100-150 feet sounds very high indeed. The hight of this tube depends on how many sections of pipe you have and are still able to handle, it's up to you. It's not a gadget that you can buy, it's a DIY thing.
Shame about having to let that swarm go.

I have just recently followed the unfolding story of a beekeeper in Germany who had a great swarm hanging in a Birch tree outside her house. Not accessible by ladder and no tube device at hand. A bait hive set up on the balcony failed to attract the swarm down. Eventually she decided to use her crossbow to shoot an arrow with string attached over the branch with the swarm, pulled up a comb with brood, and lowered it down again with a good part of the swarm attached.
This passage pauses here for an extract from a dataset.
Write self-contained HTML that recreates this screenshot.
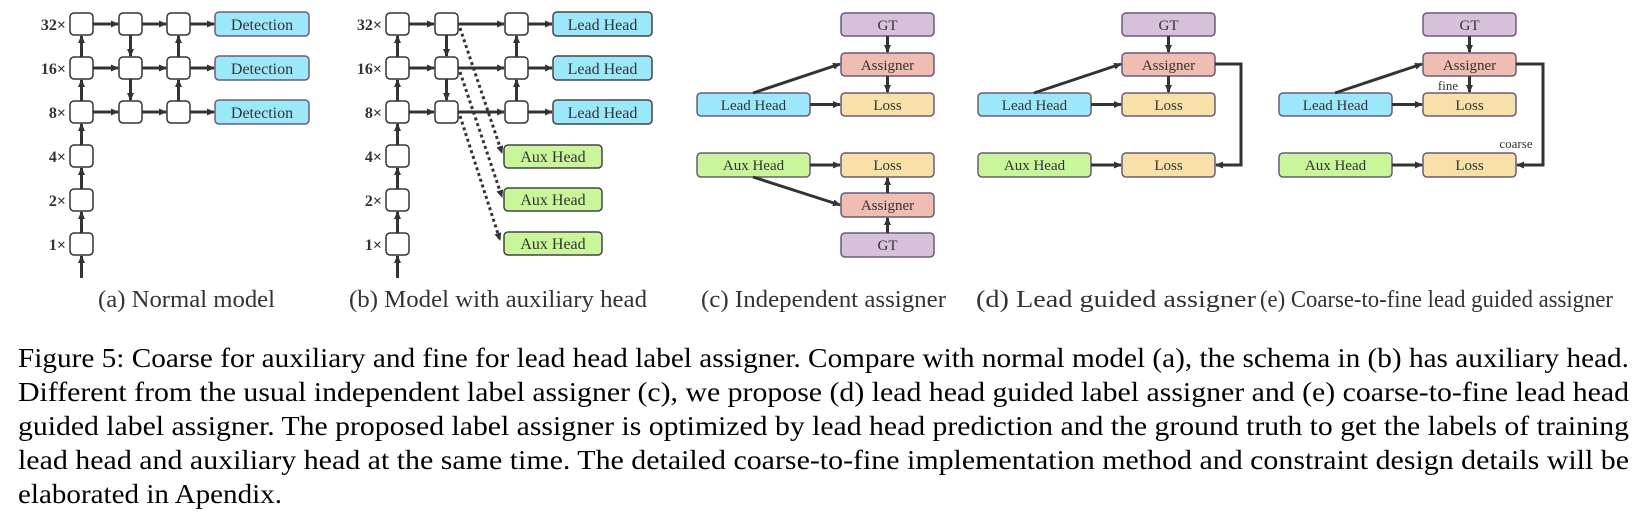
<!DOCTYPE html>
<html><head><meta charset="utf-8"><style>
html,body{margin:0;padding:0;background:#fff;}
body{width:1646px;height:532px;overflow:hidden;position:relative;}
</style></head><body>
<svg width="1646" height="532" viewBox="0 0 1646 532" xmlns="http://www.w3.org/2000/svg" style="position:absolute;left:0;top:0">
<defs>
<marker id="ar" markerWidth="8" markerHeight="8" refX="7" refY="4" orient="auto" markerUnits="userSpaceOnUse"><path d="M0,0.5 L8,4 L0,7.5 Z" fill="#333"/></marker>
</defs>
<g font-family="Liberation Serif, serif" fill="#333">
<g font-size="16" font-weight="bold" text-anchor="end">
<text x="66" y="30">32×</text><text x="66" y="74">16×</text><text x="66" y="118">8×</text>
<text x="66" y="162">4×</text><text x="66" y="206">2×</text><text x="66" y="250">1×</text>
<text x="382" y="30">32×</text><text x="382" y="74">16×</text><text x="382" y="118">8×</text>
<text x="382" y="162">4×</text><text x="382" y="206">2×</text><text x="382" y="250">1×</text>
</g>
</g>
<g stroke="#333" stroke-width="1.5" fill="#fff">
<rect x="70" y="13" width="23" height="22" rx="4"/><rect x="70" y="57" width="23" height="22" rx="4"/><rect x="70" y="101" width="23" height="22" rx="4"/>
<rect x="70" y="145" width="23" height="22" rx="4"/><rect x="70" y="189" width="23" height="22" rx="4"/><rect x="70" y="233" width="23" height="22" rx="4"/>
<rect x="119" y="13" width="23" height="22" rx="4"/><rect x="119" y="57" width="23" height="22" rx="4"/><rect x="119" y="101" width="23" height="22" rx="4"/>
<rect x="167" y="13" width="23" height="22" rx="4"/><rect x="167" y="57" width="23" height="22" rx="4"/><rect x="167" y="101" width="23" height="22" rx="4"/>
<rect x="386" y="13" width="23" height="22" rx="4"/><rect x="386" y="57" width="23" height="22" rx="4"/><rect x="386" y="101" width="23" height="22" rx="4"/>
<rect x="386" y="145" width="23" height="22" rx="4"/><rect x="386" y="189" width="23" height="22" rx="4"/><rect x="386" y="233" width="23" height="22" rx="4"/>
<rect x="435" y="13" width="23" height="22" rx="4"/><rect x="435" y="57" width="23" height="22" rx="4"/><rect x="435" y="101" width="23" height="22" rx="4"/>
<rect x="505" y="13" width="23" height="22" rx="4"/><rect x="505" y="57" width="23" height="22" rx="4"/><rect x="505" y="101" width="23" height="22" rx="4"/>
</g>
<g stroke="#6b5a78" stroke-width="1.5">
<g fill="#9ce8fb">
<rect x="215" y="12" width="94" height="24" rx="4"/><rect x="215" y="56" width="94" height="24" rx="4"/><rect x="215" y="100" width="94" height="24" rx="4"/>
<rect x="553" y="12" width="99" height="24" rx="4" stroke="#444"/><rect x="553" y="56" width="99" height="24" rx="4" stroke="#444"/><rect x="553" y="100" width="99" height="24" rx="4" stroke="#444"/>
<rect x="697" y="93" width="113" height="23" rx="4"/><rect x="978" y="93" width="113" height="23" rx="4"/><rect x="1279" y="93" width="113" height="23" rx="4"/>
</g>
<g fill="#c9f59b">
<rect x="504" y="145" width="98" height="23" rx="4" stroke="#444"/><rect x="504" y="188" width="98" height="23" rx="4" stroke="#444"/><rect x="504" y="232" width="98" height="23" rx="4" stroke="#444"/>
<rect x="697" y="153" width="113" height="24" rx="4"/><rect x="978" y="153" width="113" height="24" rx="4"/><rect x="1279" y="153" width="113" height="24" rx="4"/>
</g>
<g fill="#d6c0da">
<rect x="841" y="13" width="93" height="23" rx="4"/><rect x="841" y="233" width="93" height="24" rx="4"/>
<rect x="1122" y="13" width="93" height="23" rx="4"/><rect x="1423" y="13" width="93" height="23" rx="4"/>
</g>
<g fill="#efbdb1">
<rect x="841" y="53" width="93" height="23" rx="4"/><rect x="841" y="193" width="93" height="24" rx="4"/>
<rect x="1122" y="53" width="93" height="23" rx="4"/><rect x="1423" y="53" width="93" height="23" rx="4"/>
</g>
<g fill="#f8e0a9">
<rect x="841" y="93" width="93" height="23" rx="4"/><rect x="841" y="153" width="93" height="24" rx="4"/>
<rect x="1122" y="93" width="93" height="23" rx="4"/><rect x="1122" y="153" width="93" height="24" rx="4"/>
<rect x="1423" y="93" width="93" height="23" rx="4"/><rect x="1423" y="153" width="93" height="24" rx="4"/>
</g>
</g>
<g stroke="#333" stroke-width="3" fill="none" marker-end="url(#ar)">
<line x1="93" y1="24" x2="118" y2="24"/><line x1="93" y1="68" x2="118" y2="68"/><line x1="93" y1="112" x2="118" y2="112"/>
<line x1="142" y1="24" x2="166" y2="24"/><line x1="142" y1="68" x2="166" y2="68"/><line x1="142" y1="112" x2="166" y2="112"/>
<line x1="190" y1="24" x2="214" y2="24"/><line x1="190" y1="68" x2="214" y2="68"/><line x1="190" y1="112" x2="214" y2="112"/>
<line x1="81.5" y1="57" x2="81.5" y2="36"/><line x1="81.5" y1="101" x2="81.5" y2="80"/><line x1="81.5" y1="145" x2="81.5" y2="124"/><line x1="81.5" y1="189" x2="81.5" y2="168"/><line x1="81.5" y1="233" x2="81.5" y2="212"/><line x1="81.5" y1="278" x2="81.5" y2="256"/>
<line x1="130.5" y1="35" x2="130.5" y2="56"/><line x1="130.5" y1="79" x2="130.5" y2="100"/>
<line x1="178.5" y1="101" x2="178.5" y2="80"/><line x1="178.5" y1="57" x2="178.5" y2="36"/>
<line x1="409" y1="24" x2="434" y2="24"/><line x1="409" y1="68" x2="434" y2="68"/><line x1="409" y1="112" x2="434" y2="112"/>
<line x1="458" y1="24" x2="504" y2="24"/><line x1="458" y1="68" x2="504" y2="68"/><line x1="458" y1="112" x2="504" y2="112"/>
<line x1="528" y1="24" x2="552" y2="24"/><line x1="528" y1="68" x2="552" y2="68"/><line x1="528" y1="112" x2="552" y2="112"/>
<line x1="397.5" y1="57" x2="397.5" y2="36"/><line x1="397.5" y1="101" x2="397.5" y2="80"/><line x1="397.5" y1="145" x2="397.5" y2="124"/><line x1="397.5" y1="189" x2="397.5" y2="168"/><line x1="397.5" y1="233" x2="397.5" y2="212"/><line x1="397.5" y1="278" x2="397.5" y2="256"/>
<line x1="446.5" y1="35" x2="446.5" y2="56"/><line x1="446.5" y1="79" x2="446.5" y2="100"/>
<line x1="516.5" y1="101" x2="516.5" y2="80"/><line x1="516.5" y1="57" x2="516.5" y2="36"/>
<g stroke-dasharray="3,3">
<line x1="460" y1="28" x2="502" y2="153"/><line x1="460" y1="72" x2="502" y2="197"/><line x1="460" y1="116" x2="500" y2="240"/>
</g>
<line x1="887.5" y1="36" x2="887.5" y2="52"/><line x1="887.5" y1="76" x2="887.5" y2="92"/>
<line x1="810" y1="104.5" x2="840" y2="104.5"/><line x1="753" y1="93" x2="840" y2="64"/>
<line x1="810" y1="165" x2="840" y2="165"/><line x1="753" y1="177" x2="840" y2="205"/>
<line x1="887.5" y1="193" x2="887.5" y2="178"/><line x1="887.5" y1="233" x2="887.5" y2="218"/>
<line x1="1168.5" y1="36" x2="1168.5" y2="52"/><line x1="1168.5" y1="76" x2="1168.5" y2="92"/>
<line x1="1091" y1="104.5" x2="1121" y2="104.5"/><line x1="1034" y1="93" x2="1121" y2="64"/>
<line x1="1091" y1="165" x2="1121" y2="165"/>
<polyline points="1215,64 1241,64 1241,165 1216,165"/>
<line x1="1469.5" y1="36" x2="1469.5" y2="52"/><line x1="1469.5" y1="76" x2="1469.5" y2="92"/>
<line x1="1392" y1="104.5" x2="1422" y2="104.5"/><line x1="1335" y1="93" x2="1422" y2="64"/>
<line x1="1392" y1="165" x2="1422" y2="165"/>
<polyline points="1516,64 1543,64 1543,165 1517,165"/>
</g>
<g font-family="Liberation Serif, serif" font-size="16" fill="#333" text-anchor="middle">
<text x="262" y="30">Detection</text><text x="262" y="74">Detection</text><text x="262" y="118">Detection</text>
<text x="602.5" y="30">Lead Head</text><text x="602.5" y="74">Lead Head</text><text x="602.5" y="118">Lead Head</text>
<text x="553" y="162">Aux Head</text><text x="553" y="205">Aux Head</text><text x="553" y="249">Aux Head</text>
<g font-size="15">
<text x="887.5" y="30">GT</text><text x="887.5" y="70">Assigner</text><text x="887.5" y="110">Loss</text>
<text x="753.5" y="110">Lead Head</text><text x="753.5" y="170">Aux Head</text><text x="887.5" y="170">Loss</text>
<text x="887.5" y="210">Assigner</text><text x="887.5" y="250">GT</text>
<text x="1168.5" y="30">GT</text><text x="1168.5" y="70">Assigner</text><text x="1168.5" y="110">Loss</text>
<text x="1034.5" y="110">Lead Head</text><text x="1034.5" y="170">Aux Head</text><text x="1168.5" y="170">Loss</text>
<text x="1469.5" y="30">GT</text><text x="1469.5" y="70">Assigner</text><text x="1469.5" y="110">Loss</text>
<text x="1335.5" y="110">Lead Head</text><text x="1335.5" y="170">Aux Head</text><text x="1469.5" y="170">Loss</text>
</g>
<text x="1448" y="90" font-size="13">fine</text>
<text x="1516" y="148" font-size="13">coarse</text>
</g>
<g font-family="Liberation Serif, serif" font-size="24" fill="#333" lengthAdjust="spacingAndGlyphs">
<text x="98" y="307" textLength="177" lengthAdjust="spacingAndGlyphs">(a) Normal model</text>
<text x="349" y="307" textLength="298" lengthAdjust="spacingAndGlyphs">(b) Model with auxiliary head</text>
<text x="701" y="307" textLength="245" lengthAdjust="spacingAndGlyphs">(c) Independent assigner</text>
<text x="976" y="307" textLength="280" lengthAdjust="spacingAndGlyphs">(d) Lead guided assigner</text>
<text x="1260" y="307" textLength="353" lengthAdjust="spacingAndGlyphs">(e) Coarse-to-fine lead guided assigner</text>
</g>
<g font-family="Liberation Serif, serif" font-size="27" fill="#000">
<text x="18" y="367" textLength="1611" lengthAdjust="spacingAndGlyphs">Figure 5: Coarse for auxiliary and fine for lead head label assigner. Compare with normal model (a), the schema in (b) has auxiliary head.</text>
<text x="18" y="401" textLength="1611" lengthAdjust="spacingAndGlyphs">Different from the usual independent label assigner (c), we propose (d) lead head guided label assigner and (e) coarse-to-fine lead head</text>
<text x="18" y="435" textLength="1611" lengthAdjust="spacingAndGlyphs">guided label assigner. The proposed label assigner is optimized by lead head prediction and the ground truth to get the labels of training</text>
<text x="18" y="469" textLength="1611" lengthAdjust="spacingAndGlyphs">lead head and auxiliary head at the same time. The detailed coarse-to-fine implementation method and constraint design details will be</text>
<text x="18" y="503" textLength="264" lengthAdjust="spacingAndGlyphs">elaborated in Apendix.</text>
</g>
</svg>
</body></html>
After a second broodcomb-shuttle she had most of the bees in her box.

Doris

Stromnessbees
01-06-2010, 06:10 PM
link to photos:

look in reply number 41 and 43:
http://www.imkerforum.de/showthread.php?t=17000&page=4&highlight=seifert

Doris

Jon
01-06-2010, 07:05 PM
Jimbo.
You must be build like Arnold Schwarzenegger if you reckon you can manipulate a 150' long piece of drainpipe with a bag of bees on the end.
look like a good device for 20'-30' though.

gavin
01-06-2010, 09:15 PM
Having met him (again) at the weekend I can confirm: Dead ringer for Arnie!

Jon
01-06-2010, 10:21 PM
I'll watch out for Jimbo next time Terminator is repeated.
I've seen it a few times but can't recollect Arnie musing over DrawWwing plots.

Make my day, Carnica, or was that Clint Eastwood!

Jimbo
02-06-2010, 09:12 AM
Hi Jon,

Just watch me terminate those hybrids!